L’enregistrement de «L’Oiseau de feu»
Les habituels rappels des restrictions sanitaires étant faits, on se penche alors sur la programmation de cette nouvelle saison. «C’est un bon mélange entre ce que l’on avait prévu pour la saison 2019/2020, la saison 2020/2021 et de nouvelles idées», annonce Stephan Gehmacher.
Le concert qui ouvrira la saison, le 4 septembre, se fera évidemment dans la joie et l’exaltation de la grande musique avec l’Orchestre philharmonique de Vienne, l’un des plus renommés au monde, qui sera dirigé pour l’occasion par le doyen des chefs d’orchestre, Herbert Blomstedt, 93 ans. «C’est une opportunité que l’on ne voulait pas manquer et qui marque le bon esprit pour cette saison», note le directeur général.
L’OPL et Gustavo Gimeno, eux, feront leur rentrée quelques jours plus tard dans le grand auditorium, le 16 septembre, avec une invitée, la soprano allemande Diana Damrau, et un programme qui explorera les lieder de Strauss et qui offrira au public le ballet L’Oiseau de feu d’Igor Stravinsky dans son intégralité.

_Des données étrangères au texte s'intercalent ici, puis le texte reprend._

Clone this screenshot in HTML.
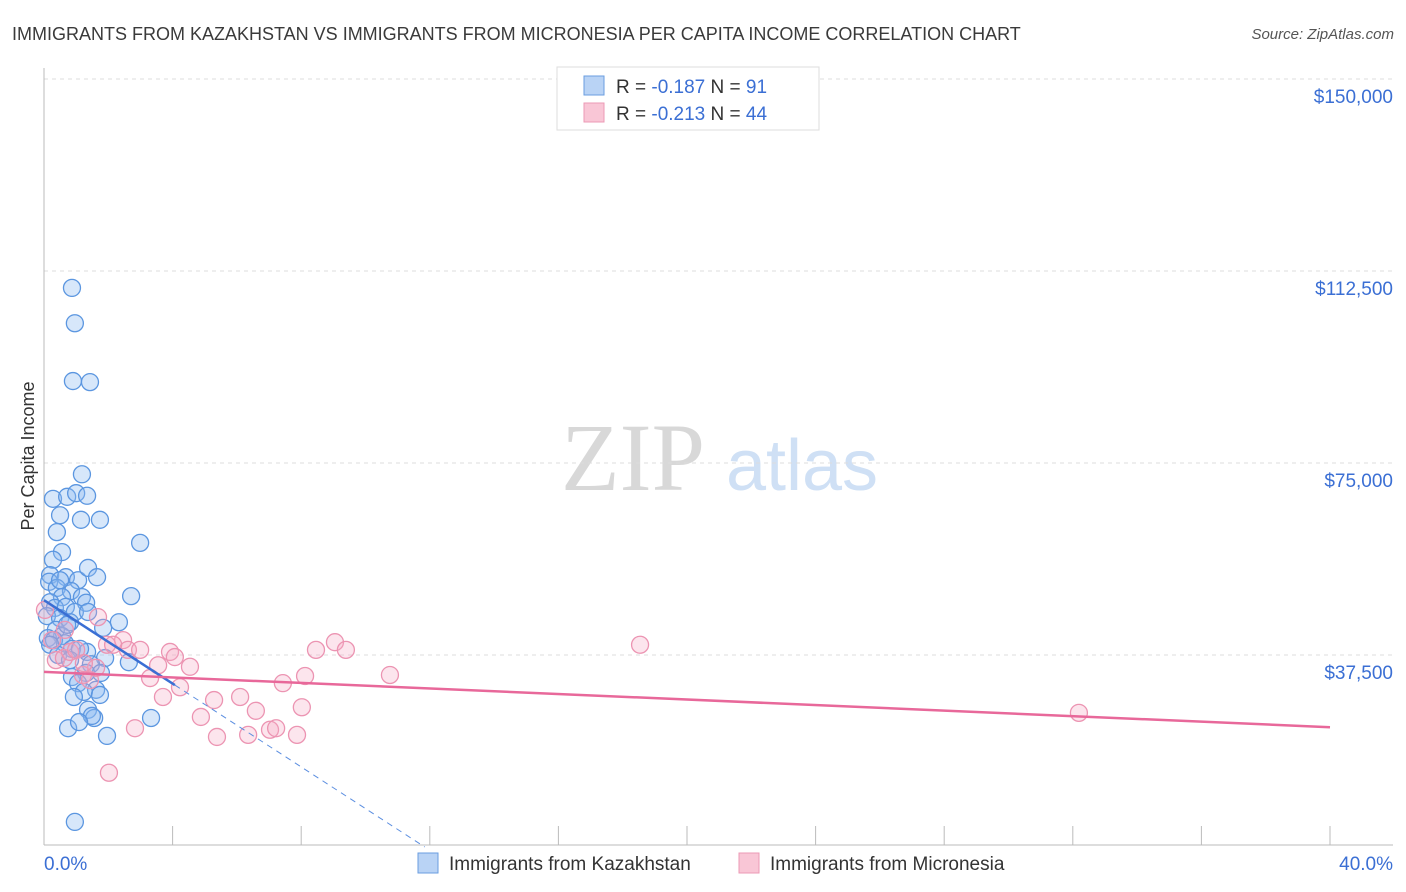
<!DOCTYPE html>
<html><head><meta charset="utf-8"><style>
body{margin:0;background:#fff;font-family:"Liberation Sans",sans-serif}
svg{display:block}
</style></head><body>
<svg id="chart" width="1406" height="892" xmlns="http://www.w3.org/2000/svg">
<text x="12" y="40" font-size="18" fill="#3a3a3a">IMMIGRANTS FROM KAZAKHSTAN VS IMMIGRANTS FROM MICRONESIA PER CAPITA INCOME CORRELATION CHART</text>
<text x="1394" y="39" font-size="15" fill="#555" font-style="italic" text-anchor="end">Source: ZipAtlas.com</text>
<text x="34" y="456" font-size="18" fill="#333" text-anchor="middle" transform="rotate(-90 34 456)">Per Capita Income</text>
<g>
<text x="633" y="490" font-size="96" fill="#d8d8d8" font-family="Liberation Serif,serif" text-anchor="middle">ZIP</text>
<text x="802" y="490" font-size="72" fill="#cfe0f5" text-anchor="middle">atlas</text>
</g>
<g id="grid"></g>
<g id="axes"></g>
<g id="marks"></g>
<g>
<rect x="557" y="67" width="262" height="63" fill="#fff" stroke="#ddd"/>
<rect x="584" y="76" width="20" height="19" fill="#b9d3f5" stroke="#6a9ee0"/>
<rect x="584" y="103" width="20" height="19" fill="#f9c6d6" stroke="#ec9ab5"/>
<text x="616" y="93" font-size="19" fill="#333">R = <tspan fill="#3b6fd4">-0.187</tspan>   N = <tspan fill="#3b6fd4"> 91</tspan></text>
<text x="616" y="120" font-size="19" fill="#333">R = <tspan fill="#3b6fd4">-0.213</tspan>   N = <tspan fill="#3b6fd4">44</tspan></text>
</g>
<g>
<rect x="418" y="853" width="20" height="20" fill="#b9d3f5" stroke="#6a9ee0"/>
<text x="449" y="870" font-size="19" fill="#333">Immigrants from Kazakhstan</text>
<rect x="739" y="853" width="20" height="20" fill="#f9c6d6" stroke="#ec9ab5"/>
<text x="770" y="870" font-size="19" fill="#333">Immigrants from Micronesia</text>
</g>
</svg>
<script>
const yTicks=[37500,75000,112500,150000];
const yTickLabels=["$37,500","$75,000","$112,500","$150,000"];
const xTickLabels=["0.0%","40.0%"];
const blueX=[0.87,0.96,0.90,1.43,1.18,0.28,0.72,1.0,1.34,0.5,1.15,1.74,0.4,2.99,0.56,0.28,0.19,0.68,1.06,1.37,1.65,0.16,0.4,0.84,1.18,0.56,1.31,2.71,0.19,0.34,0.68,0.96,1.37,0.09,0.5,0.81,2.33,1.84,0.37,0.56,0.12,0.31,0.65,0.87,1.34,1.12,1.9,2.64,1.46,1.31,1.77,0.87,1.06,1.62,1.24,0.93,1.74,1.37,1.56,1.49,3.33,0.75,1.09,1.96,0.96,0.5,0.72,0.19,0.44,0.81];
const blueY=[109.2,102.3,91.0,90.8,72.8,68.0,68.4,69.1,68.6,64.8,63.9,63.9,61.5,59.4,57.6,56.1,53.1,52.7,52.1,54.5,52.7,51.8,50.6,50.0,48.8,48.8,47.7,49.0,47.8,46.7,46.9,45.9,45.9,45.1,44.7,43.9,43.9,42.8,42.4,41.2,40.8,40.4,39.8,38.7,38.1,38.7,36.9,36.1,35.7,34.0,34.0,33.2,32.0,30.7,30.3,29.3,29.7,26.8,25.2,25.6,25.2,23.2,24.4,21.7,4.9,52.1,43.4,39.5,37.5,36.5];
const pinkX=[2.02,2.83,0.37,0.25,0.62,0.81,1.0,1.21,1.43,1.68,1.96,2.46,2.61,2.99,3.30,3.55,3.92,4.07,4.23,3.70,4.54,4.88,5.29,5.38,6.10,6.35,6.59,7.03,7.22,7.43,7.87,8.02,8.12,8.46,9.05,9.39,10.76,18.54,32.19,2.15,0.03,0.65,1.62,1.24];
const pinkY=[14.5,23.2,36.5,40.4,36.9,38.1,38.5,33.6,32.6,44.9,39.5,40.4,38.5,38.5,33.0,35.5,38.1,37.1,31.2,29.3,35.2,25.4,28.7,21.5,29.3,21.9,26.6,22.9,23.2,32.0,21.9,27.3,33.4,38.5,40.0,38.5,33.6,39.5,26.2,39.5,46.3,42.4,35.0,35.9];
const blueTrend=[48.2,-4.07]; // intercept (k$), slope per %
const blueSolidEnd=4.07;
const pinkTrend=[34.2,-0.27];
const NS="http://www.w3.org/2000/svg";
const X0=44,X1=1330,Yb=847;
function sx(p){return X0+p*(X1-X0)/40;}
function sy(k){return Yb-k*1000*192/37500;}
function mk(t,a,parent){const e=document.createElementNS(NS,t);for(const k in a)e.setAttribute(k,a[k]);parent.appendChild(e);return e;}
const grid=document.getElementById('grid'),axes=document.getElementById('axes'),marks=document.getElementById('marks');
yTicks.forEach((v,i)=>{const y=sy(v/1000);
const l=mk('line',{x1:44,x2:1393,y1:y,y2:y,stroke:'#ddd','stroke-dasharray':'4,4'},grid);


const t=mk('text',{x:1393,y:y+24,'font-size':19,fill:'#3b6fd4','text-anchor':'end'},axes);t.textContent=yTickLabels[i];

});
const ax=mk('line',{x1:44,x2:1393,y1:845,y2:845,stroke:'#bbb'},axes);


const ay=mk('line',{x1:44,x2:44,y1:68,y2:845,stroke:'#bbb'},axes);


for(let i=1;i<=10;i++){const x=sx(i*4);const t=mk('line',{x1:x,x2:x,y1:826,y2:845,stroke:'#bbb'},axes);

}
const xl0=mk('text',{x:44,y:870,'font-size':19,fill:'#3b6fd4'},axes);xl0.textContent=xTickLabels[0];


const xl1=mk('text',{x:1393,y:870,'font-size':19,fill:'#3b6fd4','text-anchor':'end'},axes);xl1.textContent=xTickLabels[1];


blueX.forEach((x,i)=>{const c=mk('circle',{cx:sx(x),cy:sy(blueY[i]),r:8.5,fill:'rgba(140,185,240,0.35)',stroke:'#5b96e0','stroke-width':1.3},marks);

});
pinkX.forEach((x,i)=>{const c=mk('circle',{cx:sx(x),cy:sy(pinkY[i]),r:8.5,fill:'rgba(245,170,195,0.3)',stroke:'#ec94b2','stroke-width':1.3},marks);

});
const bz=-blueTrend[0]/blueTrend[1];
const bd=mk('line',{x1:sx(blueSolidEnd),y1:sy(blueTrend[0]+blueTrend[1]*blueSolidEnd),x2:sx(bz),y2:sy(0),stroke:'#5b8ee0','stroke-width':1,'stroke-dasharray':'6,5'},marks);


const bl=mk('line',{x1:sx(0),y1:sy(blueTrend[0]),x2:sx(blueSolidEnd),y2:sy(blueTrend[0]+blueTrend[1]*blueSolidEnd),stroke:'#3a6fd4','stroke-width':2.5},marks);


const pl=mk('line',{x1:sx(0),y1:sy(pinkTrend[0]),x2:sx(40),y2:sy(pinkTrend[0]+pinkTrend[1]*40),stroke:'#e8689a','stroke-width':2.5},marks);


</script>
</body></html>
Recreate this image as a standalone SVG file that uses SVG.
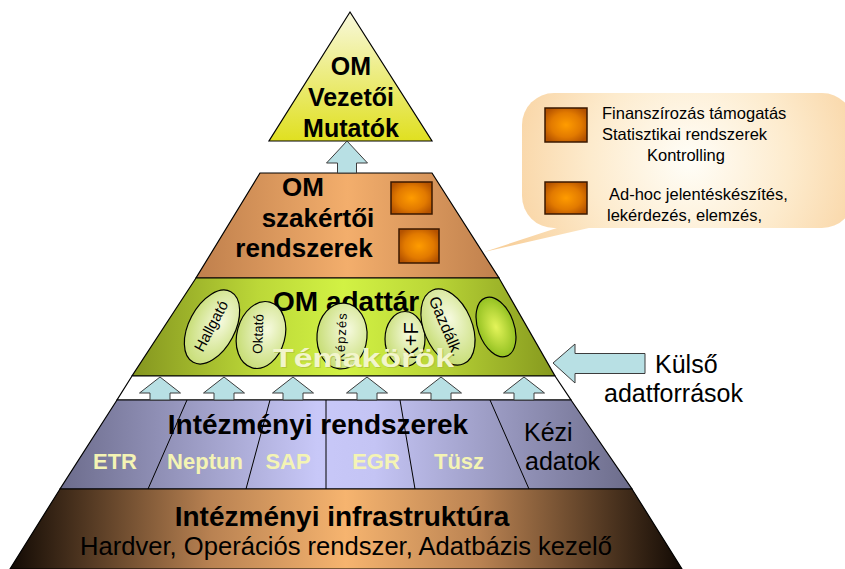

Le chef d’orchestre informe par ailleurs que l’OPL s’apprête à laisser pour la postérité le chef-d’œuvre de Stravinsky, «dans l’un des premiers enregistrements que nous réaliserons dans les prochaines années avec le prestigieux label français Harmonia Mundi».
Dans sa programmation foisonnante, la musique sera célébrée sous toutes ses formes à la Philharmonie. Avec le répertoire de l’OPL, que Gustavo Gimeno, après sept ans passés à la tête de l’orchestre, continue d’envisager comme «une découverte continue», et qui les amènera notamment à la rencontre de Giacomo Puccini, pour sa Messa di gloria, œuvre de jeunesse du compositeur italien et le premier de ses opéras qui sera exécuté par l’OPL, à la Philharmonie bien sûr (le 14 mai 2022), mais aussi en tournée, à Barcelone et à Paris.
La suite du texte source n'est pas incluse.